Here are a few suggestions to get you going:
Comicraft is famous for its handlettered-style comic book fonts. “Monologous” is to digital lettering what Adobe Photoshop is to photo editing. It’s the expensive package you buy because you want professional results.
$395. It’s the Star Prize of the New Year’s Day sale. Compare this to any of the handlettered fonts that either came with your system or are available from free font libraries and you’ll understand the sticker shock. Close examination of the letterforms, even at high magnification, will fill you with a deep respect for the craft of font design and construction.
Comicraft has dozens of comic book-style fonts. Many of the fonts in the catalogue are named after the artist, or the comic book, for which they were originally commissioned. I own Monologous because it’s a little more less fluid and friendly than Comicrazy. I use it when I want the lettering to look a little more stiff, or when I want to ape the lettering from a 1960’s or 1970’s comic book.

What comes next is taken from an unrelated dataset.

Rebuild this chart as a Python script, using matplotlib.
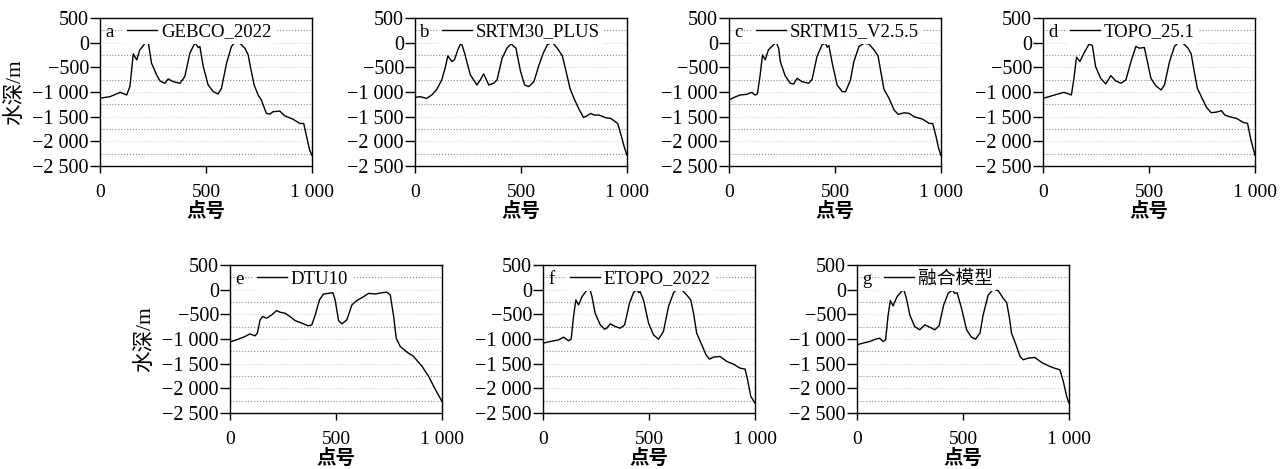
import numpy as np
import matplotlib
matplotlib.use('Agg')
import matplotlib.pyplot as plt
from matplotlib.ticker import FuncFormatter

SERIF = ['Liberation Serif', 'Noto Sans CJK SC']
CJK = ['Noto Sans CJK SC', 'Liberation Serif']

# ---- profile data (point number, depth in m) ----
gebco_x = [0, 47, 95, 126, 141, 157, 173, 188, 204, 220, 228, 243, 267, 283, 306, 322, 345, 377,
           400, 424, 447, 455, 463, 471, 487, 510, 534, 557, 573, 597, 620, 636, 659, 683, 699,
           706, 727, 746, 761, 785, 801, 816, 848, 871, 910, 942, 961, 973, 989, 1000]
gebco_y = [-1125, -1095, -1007, -1060, -890, -226, -350, -145, -60, 30, -5, -416, -654, -776,
           -823, -735, -790, -823, -688, -213, -10, -43, -100, -77, -484, -857, -993, -1040,
           -925, -416, -77, 3, -10, -111, -247, -416, -857, -1061, -1163, -1434, -1448, -1400,
           -1387, -1482, -1550, -1638, -1638, -1875, -2180, -2283]

srtm30_x = [0, 24, 55, 79, 103, 126, 142, 155, 174, 186, 202, 218, 234, 261, 292, 308, 324, 348,
            371, 387, 411, 434, 453, 466, 476, 498, 517, 537, 561, 585, 605, 624, 648, 671, 695,
            711, 731, 750, 774, 795, 809, 829, 845, 869, 900, 924, 956, 972, 987, 1000]
srtm30_y = [-1108, -1095, -1129, -1061, -946, -756, -518, -267, -382, -348, -145, 4, -213, -654,
            -857, -756, -633, -857, -823, -756, -314, -111, -23, -77, -111, -586, -857, -891,
            -790, -450, -213, -43, 4, -111, -267, -552, -925, -1129, -1353, -1516, -1489,
            -1434, -1468, -1468, -1523, -1536, -1638, -1875, -2113, -2283]

srtm15_x = [0, 21, 52, 84, 107, 123, 134, 147, 158, 171, 186, 210, 223, 234, 242, 265, 289, 305,
            321, 344, 376, 392, 415, 439, 455, 463, 471, 487, 510, 534, 550, 573, 589, 613, 637,
            660, 684, 703, 716, 731, 755, 779, 798, 826, 850, 874, 913, 945, 961, 977, 989, 1000]
srtm15_y = [-1163, -1115, -1061, -1047, -1007, -1061, -1040, -654, -247, -348, -145, -43, 4,
            -111, -382, -674, -823, -837, -722, -790, -823, -742, -280, -43, -10, -91, -57,
            -416, -857, -993, -993, -756, -382, -77, -10, -30, -145, -267, -586, -946, -1129,
            -1366, -1454, -1421, -1434, -1502, -1550, -1638, -1638, -1909, -2147, -2283]

topo_x = [0, 27, 66, 98, 122, 134, 146, 158, 174, 193, 217, 233, 248, 272, 296, 320, 343, 367,
          391, 415, 438, 454, 478, 494, 509, 533, 557, 573, 597, 620, 636, 660, 684, 699, 712,
          728, 747, 771, 794, 818, 842, 858, 881, 913, 945, 965, 981, 1000]
topo_y = [-1129, -1095, -1047, -1007, -1040, -1061, -722, -294, -382, -213, -30, -57, -484,
          -722, -837, -667, -776, -823, -756, -382, -77, -111, -98, -416, -722, -878, -959,
          -857, -382, -77, -10, -10, -111, -226, -552, -925, -1095, -1312, -1421, -1407,
          -1380, -1468, -1502, -1536, -1617, -1638, -1977, -2283]

dtu_x = [0, 39, 71, 94, 118, 129, 142, 154, 173, 197, 220, 236, 260, 283, 307, 339, 370, 386,
         402, 422, 441, 465, 485, 496, 512, 528, 551, 575, 598, 630, 654, 685, 717, 740, 756,
         772, 784, 803, 835, 866, 906, 937, 969, 1000]
dtu_y = [-1060, -1003, -949, -896, -936, -882, -612, -545, -579, -511, -424, -457, -478, -545,
         -626, -680, -734, -713, -511, -208, -88, -75, -61, -208, -626, -693, -612, -309, -221,
         -142, -75, -88, -61, -53, -108, -545, -983, -1152, -1266, -1354, -1556, -1758, -2028,
         -2264]

etopo_x = [0, 35, 74, 97, 121, 133, 144, 155, 168, 184, 204, 220, 231, 246, 270, 290, 301, 317,
           341, 364, 385, 408, 427, 443, 451, 458, 474, 498, 521, 545, 568, 592, 616, 631, 655,
           678, 697, 710, 725, 749, 769, 785, 804, 835, 867, 898, 929, 953, 965, 980, 1000]
etopo_y = [-1084, -1051, -1017, -963, -1037, -1003, -545, -208, -309, -142, -27, 27, -142, -478,
           -713, -801, -781, -693, -747, -781, -713, -275, -61, 7, -61, -40, -208, -680, -916,
           -1003, -848, -343, -61, 7, -7, -108, -208, -478, -882, -1118, -1320, -1408, -1367,
           -1354, -1455, -1509, -1590, -1610, -1826, -2163, -2298]

fused_x = [0, 28, 60, 88, 107, 123, 135, 146, 157, 170, 189, 209, 220, 233, 249, 272, 296, 320,
           343, 367, 387, 409, 430, 450, 461, 472, 493, 517, 540, 559, 580, 595, 619, 643, 666,
           690, 706, 718, 729, 750, 769, 784, 808, 839, 871, 902, 934, 957, 973, 989, 1000]
fused_y = [-1118, -1084, -1051, -1003, -983, -1051, -1017, -545, -221, -329, -142, -40, 14,
           -175, -511, -747, -814, -713, -760, -814, -734, -309, -75, -7, -75, -61, -376, -814,
           -963, -1003, -882, -511, -108, 7, -20, -175, -262, -545, -882, -1118, -1354, -1421,
           -1387, -1374, -1475, -1542, -1596, -1623, -1859, -2163, -2298]

letters = ['a', 'b', 'c', 'd', 'e', 'f', 'g']
names = ['GEBCO_2022', 'SRTM30_PLUS', 'SRTM15_V2.5.5', 'TOPO_25.1', 'DTU10', 'ETOPO_2022', '融合模型']
xs = [gebco_x, srtm30_x, srtm15_x, topo_x, dtu_x, etopo_x, fused_x]
ys = [gebco_y, srtm30_y, srtm15_y, topo_y, dtu_y, etopo_y, fused_y]

y_ticks = [500, 0, -500, -1000, -1500, -2000, -2500]
x_ticks = [0, 500, 1000]


def fmt(v, pos=None):
    return f'{v:,.0f}'.replace(',', ' ').replace('-', '\u2212')


W, H = 1288, 469
fig = plt.figure(figsize=(W / 100, H / 100), dpi=100)

# axes boxes in pixels: left, top
boxes = [(100, 18), (415, 18), (729, 18), (1043, 18),
         (230, 265), (543, 265), (857, 265)]
aw, ah = 212, 148

for i, (left, top) in enumerate(boxes):
    ax = fig.add_axes([left / W, 1 - (top + ah) / H, aw / W, ah / H])
    ax.plot(xs[i], ys[i], color='black', lw=1.0, label=names[i])
    ax.set_xlim(0, 1000)
    ax.set_ylim(-2500, 500)
    ax.set_xticks(x_ticks)
    ax.set_yticks(y_ticks)
    ax.set_yticks(np.arange(-2250, 500, 500), minor=True)
    ax.xaxis.set_major_formatter(FuncFormatter(fmt))
    ax.yaxis.set_major_formatter(FuncFormatter(fmt))
    ax.grid(which='major', axis='y', color='#d8d8d8', ls=':', lw=0.8)
    ax.grid(which='minor', axis='y', color='#8a8a8a', ls=':', lw=0.8)
    ax.tick_params(which='minor', length=0)
    ax.tick_params(axis='y', which='major', direction='out', length=7, width=1, pad=1,
                   labelsize=14.5)
    ax.tick_params(axis='x', which='major', direction='out', length=5, width=1, pad=8,
                   labelsize=14)
    for lab in ax.get_xticklabels() + ax.get_yticklabels():
        lab.set_family(SERIF)
    for sp in ax.spines.values():
        sp.set_linewidth(1.0)
        sp.set_color('black')

    ax.text(0.024, 0.905, letters[i], transform=ax.transAxes, ha='left', va='center',
            fontsize=13.5, family=SERIF)
    leg = ax.legend(loc='center left', bbox_to_anchor=(0.11, 0.905), borderaxespad=0,
                    frameon=True, facecolor='white', edgecolor='none', framealpha=1,
                    handlelength=1.6, handletextpad=0.2, borderpad=0.2,
                    prop={'family': SERIF, 'size': 13.5})
    leg.get_frame().set_linewidth(0)

    ax.set_xlabel('点号', family=CJK, fontsize=14, fontweight='bold')
    ax.xaxis.set_label_coords(0.5, -0.245)
    if i in (0, 4):
        ax.set_ylabel('水深/m', family=SERIF, fontsize=15.5)
        ax.yaxis.set_label_coords(-0.355, 0.5)

fig.savefig('out.png', dpi=100)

Monologous only includes uppercase letters...and that’s actually a feature, not a failing. When you hit the shift key, you get an alternative version of that same letter. A word such as “letter” can be set with two slightly different “E”s and “T”s, which helps to sell the impression that this is handlettered text. Neat.
Boy, this one earns back its price quickly. It’s a thick brush-lettered font, in several weights, that mimics the sort of hand painted signs you’d see in a store window. Whatever you print in “Sign Language” will be seen and understood, even when it’s just in someone’s peripheral vision.
You’ll get your lost dog back for sure if you’re tacking up handbills that use this font. I don’t own this one yet...but I’m gonna on Jan. 1 for sure.
4) Digital Delivery ($149)
I love the way that Digital Delivery hovers between “a plain font that doesn’t call attention to itself” and “something way more interesting than Arial.” It’s a solid go-to sans-serif display face. It’s a friendly-looking font that doesn’t overtly appear cartoony or hand-lettered.
Look at the commercial signs that are produced on the cheap by jiffy-printing services. When letters need to be extra tall, or extra wide, the shop’s software just stretches them. So the narrow letters have invisibly-skinny uprights and crazy-fat horizontals.
Professional designers never pull this kind of junk. Instead, they use fonts that were designed to be wide or skinny in the first place. “Marian Churchland” and “Credit Extension” will be the right answers for any number of banners, headlines, and blocks of text. They also play nice with the other handlettered fonts in the Comicraft collection.
7) Cheese And Crackers ($69)
Comicraft is filled with display-style fonts that are clearly good for only one thing, such as the heading for your annual family Christmas letter, or an invitation to a Harry Potter-themed birthday party, or the lettering on the drumhead for a KISS tribute band. Like holiday decorations, they’re perfect for their purpose and they stay in the closet the rest of the year.
“Cheese And Crackers” is an exception. It’s literate and friendly, decorative without being garish. It’s familiar, even though you can’t quite place it. All of this translates to a fun font that works hard and can be used throughout the year. It peps up a boring label, it invites the observer to read the rest of the sign, and it removes the aggressive undertone from a breakroom notice that the Management doesn’t want to keep reminding people that they’re not supposed to use the microwave for popcorn.
8) Letterbot ($29)
I like “Cheese And Crackers” so much that I have to be careful about overusing it. “Letterbot” is in the same category. It looks like the way that a robot would draw block letters, if deep in its heart it wished it were a real, live boy. It’s a medium-thick font that’s clear at almost any size or screen resolution.
It’s my go-to font when I title videos destined for YouTube; I know the titles will be readable, whether the video’s being viewed on an HDTV or on a phone screen.
9) Spills ($29)
Thick, swooshy, brushed cursive letters. Sometimes, it’s the perfect choice and there’s no way to get that effect without a purpose-designed font. You’ll only use this a couple of times a year, but when you need it, there’s no substitute.
10.) Belly Laugh ($49)
Belly Laugh was designed for comic book sound effects: “KRAKADOOOUM!!!!!” “BADOOUM!!!!”
(Ten points to all of you who read that and instantly thought “Thor. During Walt Simonson’s run.”)
Which means that its strength is as the strength of a thousand Helvetica Narrows and it cannot, will not, be ignored...so shall it be, by the will of the almighty Allfather himself.
I consider these 10 fonts to be the all-stars of the Comicraft catalog. Of course, I’ve bought dozens more over the years and I’m sure that “Sign Language” isn’t the only one I’ll buy this year.
As you nurse your New Year’s hangover, I urge you to browse through the whole Comicraft catalog, www.comicbookfonts.com. Try to keep a few caveats in mind, however:
♦Many of these fonts don’t include lowercase letters.
♦Don’t buy a font before you check to see if there’s also an “international” version available. This version will contain scads of those weirdo foreign letters that you can only type by holding down, like, nine keys at once. Normally the International font costs a few bucks more but during the sale, every font is the same price. Might as well get the Deluxe version, eh?
♦Perhaps most importantly: although all of Comicraft’s fonts are lovely, and they can add a flash of style and flair to almost any dull design...um, don’t go nuts with your new Comicraft font library. “Stonehenge” isn’t exactly an appropriate choice for a resumé font. Unless you’re applying for a gig squeegeeing goat blood and bear guts off of the stained-glass windows after weekly black masses.